__WHAT YOU HAVE TO DO__.
Write out the full listing exactly as given, minus the images.

__DATA PROVIDED__.
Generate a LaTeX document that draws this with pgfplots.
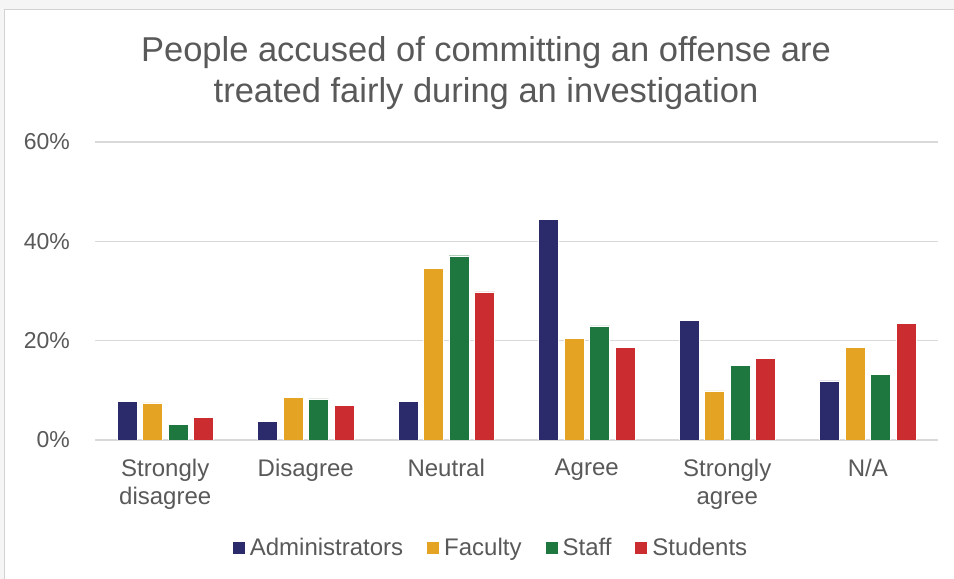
\documentclass[border=0pt]{standalone}
\usepackage{pgfplots}
\pgfplotsset{compat=1.18}
\usepackage{fontspec}
\setmainfont{Liberation Sans}
\definecolor{adm}{HTML}{2B2A6B}
\definecolor{fac}{HTML}{E4A323}
\definecolor{stf}{HTML}{1E773F}
\definecolor{stu}{HTML}{CB2C30}
\definecolor{txt}{HTML}{595959}
\definecolor{gridc}{HTML}{D9D9D9}
\begin{document}
\begin{tikzpicture}
\useasboundingbox (0,0) rectangle (954bp,579bp);
\fill[gray!8] (0,0) rectangle (954bp,579bp);
\filldraw[fill=white, draw=gray!35] (4bp,-2bp) rectangle (956bp,570bp);
\node[align=center, font=\fontsize{34.5bp}{41bp}\selectfont, text=txt] at (486bp,506bp)
  {People accused of committing an offense are\\treated fairly during an investigation};
\begin{axis}[
  at={(95bp,139bp)}, anchor=south west,
  scale only axis, width=843bp, height=298bp,
  ybar=5.5bp, bar width=20bp,
  ymin=0, ymax=60, xmin=-0.5, xmax=5.5,
  xtick={0,...,5},
  xticklabels={{Strongly\\disagree},Disagree,Neutral,Agree,{Strongly\\agree},N/A},
  ytick={0,20,40,60},
  yticklabel={\pgfmathprintnumber{\tick}\%},
  /pgf/number format/assume math mode=true,
  axis line style={draw=none},
  major tick length=0pt,
  ymajorgrids, grid style={gridc, line width=1.5bp},
  yticklabel style={anchor=east, inner sep=0pt, xshift=-25bp, text=txt, font=\fontsize{23bp}{27bp}\selectfont},
  xticklabel style={align=center, anchor=north, inner sep=0pt, yshift=-19bp, text=txt, font=\fontsize{24bp}{28bp}\selectfont},
  legend columns=4,
  legend style={draw=none, fill=none, at={(0.4698,-0.362)}, anchor=center,
    text=txt, font=\fontsize{24bp}{28bp}\selectfont,
    /tikz/every even column/.append style={column sep=22bp},
    /tikz/every odd column/.append style={column sep=3bp}},
  legend image code/.code={\fill[#1, draw=none] (0bp,-6bp) rectangle (12bp,6bp);},
]
\addplot[fill=adm, draw=white, line width=0.4bp] coordinates {(0,7.8) (1,3.7) (2,7.8) (3,44.4) (4,24.1) (5,11.9)};
\addplot[fill=fac, draw=white, line width=0.4bp] coordinates {(0,7.5) (1,8.6) (2,34.6) (3,20.5) (4,9.9) (5,18.6)};
\addplot[fill=stf, draw=white, line width=0.4bp] coordinates {(0,3.2) (1,8.3) (2,37.1) (3,23.0) (4,15.1) (5,13.2)};
\addplot[fill=stu, draw=white, line width=0.4bp] coordinates {(0,4.6) (1,7.0) (2,29.8) (3,18.6) (4,16.4) (5,23.5)};
\legend{Administrators,Faculty,Staff,Students}
\end{axis}
\end{tikzpicture}
\end{document}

__RESPONSE TO THE TASK__.
Generate a LaTeX document that draws this with pgfplots.
\documentclass[border=0pt]{standalone}
\usepackage{pgfplots}
\pgfplotsset{compat=1.18}
\usepackage{fontspec}
\setmainfont{Liberation Sans}
\definecolor{adm}{HTML}{2B2A6B}
\definecolor{fac}{HTML}{E4A323}
\definecolor{stf}{HTML}{1E773F}
\definecolor{stu}{HTML}{CB2C30}
\definecolor{txt}{HTML}{595959}
\definecolor{gridc}{HTML}{D9D9D9}
\begin{document}
\begin{tikzpicture}
\useasboundingbox (0,0) rectangle (954bp,579bp);
\fill[gray!8] (0,0) rectangle (954bp,579bp);
\filldraw[fill=white, draw=gray!35] (4bp,-2bp) rectangle (956bp,570bp);
\node[align=center, font=\fontsize{34.5bp}{41bp}\selectfont, text=txt] at (486bp,506bp)
  {People accused of committing an offense are\\treated fairly during an investigation};
\begin{axis}[
  at={(95bp,139bp)}, anchor=south west,
  scale only axis, width=843bp, height=298bp,
  ybar=5.5bp, bar width=20bp,
  ymin=0, ymax=60, xmin=-0.5, xmax=5.5,
  xtick={0,...,5},
  xticklabels={{Strongly\\disagree},Disagree,Neutral,Agree,{Strongly\\agree},N/A},
  ytick={0,20,40,60},
  yticklabel={\pgfmathprintnumber{\tick}\%},
  /pgf/number format/assume math mode=true,
  axis line style={draw=none},
  major tick length=0pt,
  ymajorgrids, grid style={gridc, line width=1.5bp},
  yticklabel style={anchor=east, inner sep=0pt, xshift=-25bp, text=txt, font=\fontsize{23bp}{27bp}\selectfont},
  xticklabel style={align=center, anchor=north, inner sep=0pt, yshift=-19bp, text=txt, font=\fontsize{24bp}{28bp}\selectfont},
  legend columns=4,
  legend style={draw=none, fill=none, at={(0.4698,-0.362)}, anchor=center,
    text=txt, font=\fontsize{24bp}{28bp}\selectfont,
    /tikz/every even column/.append style={column sep=22bp},
    /tikz/every odd column/.append style={column sep=3bp}},
  legend image code/.code={\fill[#1, draw=none] (0bp,-6bp) rectangle (12bp,6bp);},
]
\addplot[fill=adm, draw=white, line width=0.4bp] coordinates {(0,7.8) (1,3.7) (2,7.8) (3,44.4) (4,24.1) (5,11.9)};
\addplot[fill=fac, draw=white, line width=0.4bp] coordinates {(0,7.5) (1,8.6) (2,34.6) (3,20.5) (4,9.9) (5,18.6)};
\addplot[fill=stf, draw=white, line width=0.4bp] coordinates {(0,3.2) (1,8.3) (2,37.1) (3,23.0) (4,15.1) (5,13.2)};
\addplot[fill=stu, draw=white, line width=0.4bp] coordinates {(0,4.6) (1,7.0) (2,29.8) (3,18.6) (4,16.4) (5,23.5)};
\legend{Administrators,Faculty,Staff,Students}
\end{axis}
\end{tikzpicture}
\end{document}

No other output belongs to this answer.